Are you a designer, creative? Can you come up with solutions to problems of waste & consumerism? If so, then No waste Challenge is definitely for you.
The No Waste Challenge is an initiative by What Design Can Do, an international organization that maximizes the impact of design and creativity on society. They have partnered up with Kenya Climate Innovation Center to enable designers and creatives in Kenyan to participate in this global design competition.
According to What Design Can Do, every year, we dump a massive 1.12 billion tonnes of waste worldwide.

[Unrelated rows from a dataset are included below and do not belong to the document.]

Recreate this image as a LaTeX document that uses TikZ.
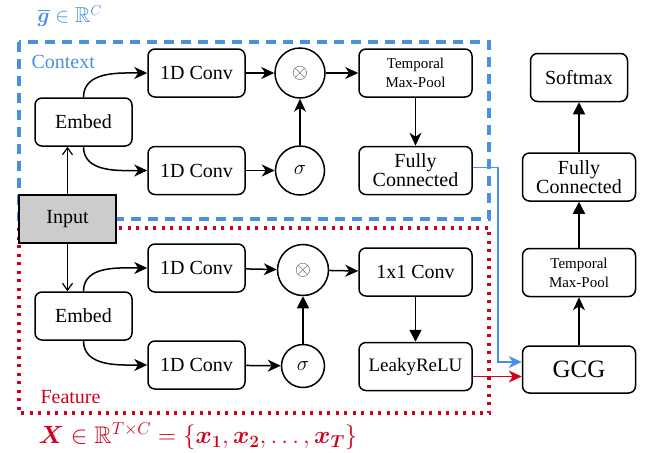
\documentclass[tikz,border=0pt]{standalone}
\usepackage{amsmath, amssymb}
\usepackage{fontspec}
\setmainfont{Liberation Serif}
\usepackage{xcolor}
\usepackage{tikz}
\usetikzlibrary{arrows.meta}

\definecolor{ctxblue}{HTML}{4A90E2}
\definecolor{ftred}{HTML}{D0021B}
\definecolor{inputgray}{HTML}{CCCCCC}

\begin{document}
\begin{tikzpicture}[x=1pt, y=-1pt,
    blk/.style={draw, rounded corners=7pt, line width=1.5pt, minimum width=97pt, minimum height=48pt,
      inner sep=0pt, align=center, font=\fontsize{20}{19}\selectfont},
    wideblk/.style={blk, minimum width=113pt},
    smalltxt/.style={font=\fontsize{15}{19}\selectfont},
    op/.style={draw, circle, line width=1.5pt, minimum size=50pt, inner sep=0pt, font=\fontsize{20}{20}\selectfont},
    flow/.style={line width=1.5pt, -{Stealth[length=13pt, width=12pt, inset=4pt]}},
    flowb/.style={line width=1.5pt, -{Triangle[length=12pt, width=12pt]}},
    feed/.style={line width=1.2pt, -{Straight Barb[length=7pt, width=10pt]}},
  ]
  \useasboundingbox (0,0) rectangle (649,453);

  % frames
  \draw[ctxblue, line width=3.2pt, dash pattern=on 10pt off 7pt] (19,42) rectangle (489,219);
  \draw[ftred, line width=3.2pt, dash pattern=on 3pt off 5.5pt] (19,228) rectangle (489,413);
  \node[ctxblue, anchor=west, font=\fontsize{20}{20}\selectfont] (ctxlabel) at (28,62) {Context};
  \node[ftred, anchor=west, font=\fontsize{20}{20}\selectfont] (ftlabel) at (37,397) {Feature};
  \node[ctxblue, anchor=west, font=\fontsize{21.5}{22}\selectfont] (gvec) at (34,16) {$\overline{\boldsymbol{g}}\in\mathbb{R}^{C}$};
  \node[ftred, anchor=west, font=\fontsize{24}{24}\selectfont] (xvec) at (35,436)
    {$\boldsymbol{X}\in\mathbb{R}^{T\times C}=\{\boldsymbol{x_1},\boldsymbol{x_2},\dots,\boldsymbol{x_T}\}$};

  % context branch
  \node[blk] (ctxembed) at (83.5,122) {Embed};
  \node[blk] (ctxconvA) at (196.5,73) {1D Conv};
  \node[blk] (ctxconvB) at (196.5,170.5) {1D Conv};
  \node[op] (ctxmul) at (300,73) {\textcolor{black!70}{$\otimes$}};
  \node[op, minimum size=49pt] (ctxsig) at (300,170.5) {$\sigma$};
  \node[wideblk, smalltxt] (ctxpool) at (415.5,73) {Temporal\\Max-Pool};
  \node[wideblk] (ctxfc) at (415.5,170.5) {Fully\\Connected};

  % feature branch
  \node[blk] (ftembed) at (83.5,316) {Embed};
  \node[blk] (ftconvA) at (196.5,268) {1D Conv};
  \node[blk] (ftconvB) at (196.5,365) {1D Conv};
  \node[op, minimum size=51pt] (ftmul) at (303,270) {\textcolor{black!70}{$\otimes$}};
  \node[op, minimum size=43pt] (ftsig) at (303,366) {$\sigma$};
  \node[wideblk] (ftconv) at (415.5,272) {1x1 Conv};
  \node[wideblk, font=\fontsize{19}{19}\selectfont] (ftleaky) at (415.5,366.5) {LeakyReLU};

  \node[blk, fill=inputgray, rounded corners=0pt] (input) at (67.5,219) {Input};

  % head
  \node[wideblk, font=\fontsize{25}{25}\selectfont, minimum height=47pt] (gcg) at (579,369.5) {GCG};
  \node[wideblk, smalltxt] (hdpool) at (579,272.5) {Temporal\\Max-Pool};
  \node[wideblk] (hdfc) at (579,177) {Fully\\Connected};
  \node[blk] (softmax) at (579,77.5) {Softmax};

  % arrows
  \draw[feed] (input.north) -- (input.north |- ctxembed.south);
  \draw[feed] (input.south) -- (input.south |- ftembed.north);

  \draw[flow] (ctxembed.north) to[out=90, in=180] (ctxconvA.west);
  \draw[flow] (ctxembed.south) to[out=-90, in=180] (ctxconvB.west);
  \draw[flow] (ctxconvA) -- (ctxmul);
  \draw[flow] (ctxconvB) -- (ctxsig);
  \draw[flow] (ctxsig) -- (ctxmul);
  \draw[flow] (ctxmul) -- (ctxpool);
  \draw[flow] (ctxpool) -- (ctxfc);

  \draw[flow] (ftembed.north) to[out=90, in=180] (ftconvA.west);
  \draw[flow] (ftembed.south) to[out=-90, in=180] (ftconvB.west);
  \draw[flow] (ftconvA) -- (ftmul);
  \draw[flow] (ftconvB) -- (ftsig);
  \draw[flowb] (ftsig) -- (ftmul);
  \draw[flow] (ftmul) -- (ftconv);
  \draw[flowb] (ftconv) -- (ftleaky);

  \coordinate (gbend) at (498,362);
  \coordinate (lk) at ([yshift=-10pt]ftleaky.east);
  \draw[flow, ctxblue, line width=1.1pt] ([yshift=3pt]ctxfc.east) -| (gbend) -- (gcg.west |- gbend);
  \draw[flow, ftred] (lk) -- (lk -| gcg.west);

  \draw[flow] (gcg) -- (hdpool);
  \draw[flowb] (hdpool) -- (hdfc);
  \draw[flowb] (hdfc) -- (softmax);
\end{tikzpicture}
\end{document}
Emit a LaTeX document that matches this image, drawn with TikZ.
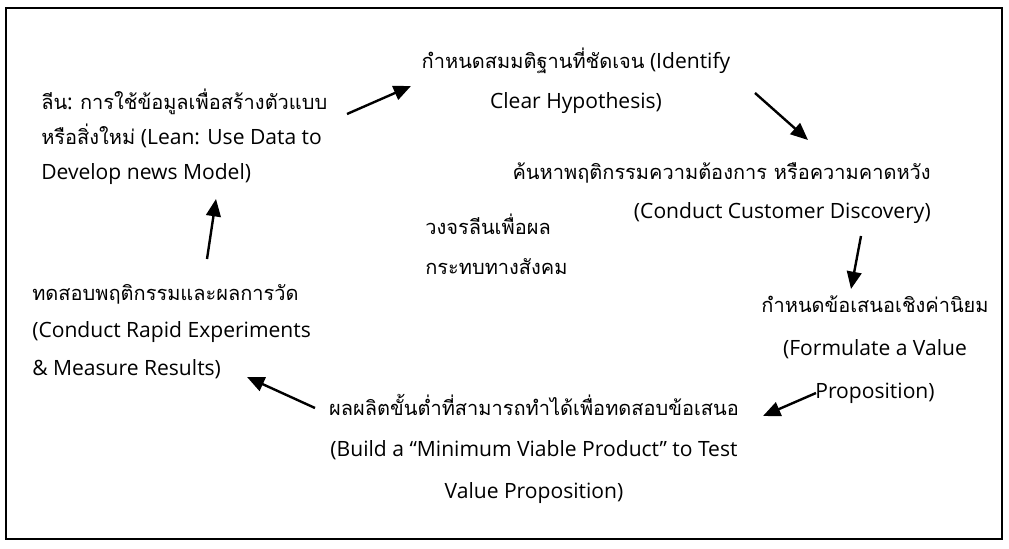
\documentclass[tikz,border=0pt]{standalone}
\usepackage{fontspec}
\setmainfont{Open Sans}
\newfontfamily\thfont[Script=Thai,Scale=0.95]{Loma}
\newcommand\tht[1]{{\thfont #1}}
\usetikzlibrary{arrows.meta}
\tikzset{
  lbl/.style={inner sep=0pt, font=\fontsize{15.8}{#1}\selectfont},
  lbl/.default=27pt,
  arr/.style={line width=1.8pt, -{Triangle[length=13pt,width=11pt]}},
}
\begin{document}
\begin{tikzpicture}[x=0.75pt,y=-0.75pt]
\useasboundingbox (0,0) rectangle (1009,549);
\draw[line width=1.5pt] (6,8) rectangle (1002,539);

% anchor "base" of a multi-line node = baseline of its last line
\node[lbl=26pt, anchor=base west, align=left] (lean) at (41,179)
  {\tht{ลีน}: \tht{การใช้ข้อมูลเพื่อสร้างตัวแบบ}\\
   \tht{หรือสิ่งใหม่} (Lean: Use Data to\\
   Develop news Model)};
\node[lbl=30pt, anchor=base, align=center] (hyp) at (576,109)
  {\tht{กำหนดสมมติฐานที่ชัดเจน} (Identify\\ Clear Hypothesis)};
\node[lbl=29pt, anchor=base east, align=right] (disc) at (931,218)
  {\tht{ค้นหาพฤติกรรมความต้องการ หรือความคาดหวัง}\\
   (Conduct Customer Discovery)};
\node[lbl=30pt, anchor=base west, align=left] (cycle) at (425,274)
  {\tht{วงจรลีนเพื่อผล}\\ \tht{กระทบทางสังคม}};
\node[lbl=32pt, anchor=base, align=center] (value) at (875,398)
  {\tht{กำหนดข้อเสนอเชิงค่านิยม}\\ (Formulate a Value\\
   Proposition)};
\node[lbl=31pt, anchor=base, align=center] (mvp) at (534,498)
  {\tht{ผลผลิตขั้นต่ำที่สามารถทำได้เพื่อทดสอบข้อเสนอ}\\
   (Build a “Minimum Viable Product” to Test\\ Value Proposition)};
\node[lbl=28pt, anchor=base west, align=left] (exp) at (32,375)
  {\tht{ทดสอบพฤติกรรมและผลการวัด}\\
   (Conduct Rapid Experiments\\ \& Measure Results)};

\coordinate (a1) at (347,114); \coordinate (a2) at (411,86);
\coordinate (b1) at (755,93);  \coordinate (b2) at (808,140);
\coordinate (c1) at (861,236); \coordinate (c2) at (851,289);
\coordinate (d1) at (816,393); \coordinate (d2) at (763,416);
\coordinate (e1) at (315,408); \coordinate (e2) at (247,377);
\coordinate (f1) at (207,259); \coordinate (f2) at (216,199);
\draw[arr] (a1) -- (a2);
\draw[arr] (b1) -- (b2);
\draw[arr] (c1) -- (c2);
\draw[arr] (d1) -- (d2);
\draw[arr] (e1) -- (e2);
\draw[arr] (f1) -- (f2);
\end{tikzpicture}
\end{document}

If this continues, the global annual waste production is expected to skyrocket by 70% before 2050, which is bound to accelerate social and environmental problems.
Bringing it home, in Nairobi alone, 2, 400 tonnes of waste is produced daily, of which 60% of it approximately collected and only around 10% recycled. The rest is dumped illegally or burned.
Hence why What Design Can Do (WDCD) is launching the No Waste Challenge, its third Climate Action Challenge in partnership with the IKEA Foundation. This global design competition calls on all creatives and innovators to address the enormous impact of waste and consumerism on climate change. Winning ideas are made into a reality with €10.000 in funding and a global development programme co-created with Impact Hub.
Do you have what it takes?
The No Waste Challenge is looking for design-driven solutions at various scales. Proposals should be exciting, feasible, potentially scalable, and respond to at least one of three global design briefs as presented by WDCD. Applicants can submit their proposals online via the No Waste Challenge platform, the deadline is 1 April 2021.
The competition is focused on 6 partner cities around the world: Tokyo, Mexico City, São Paulo, Delhi, Nairobi, and Amsterdam. On 28 May, they will announce the challenge winners, who then receive funding and enter a development programme with Impact Hub that propels their projects through 2022.
Calling on designers to step up and lead, the Creative Director of WDCD, Richard van der Lake has this to say: “Designers are in a unique position to change how things are made, and what they are made of. A growing number of creatives have already taken an active role in the transition to a circular economy, by experimenting with materials and processes, raising awareness, and inspiring vital new narratives around waste as a resource. But there is a lot more potential. Now more than ever, the design community must step up, own up and lead.”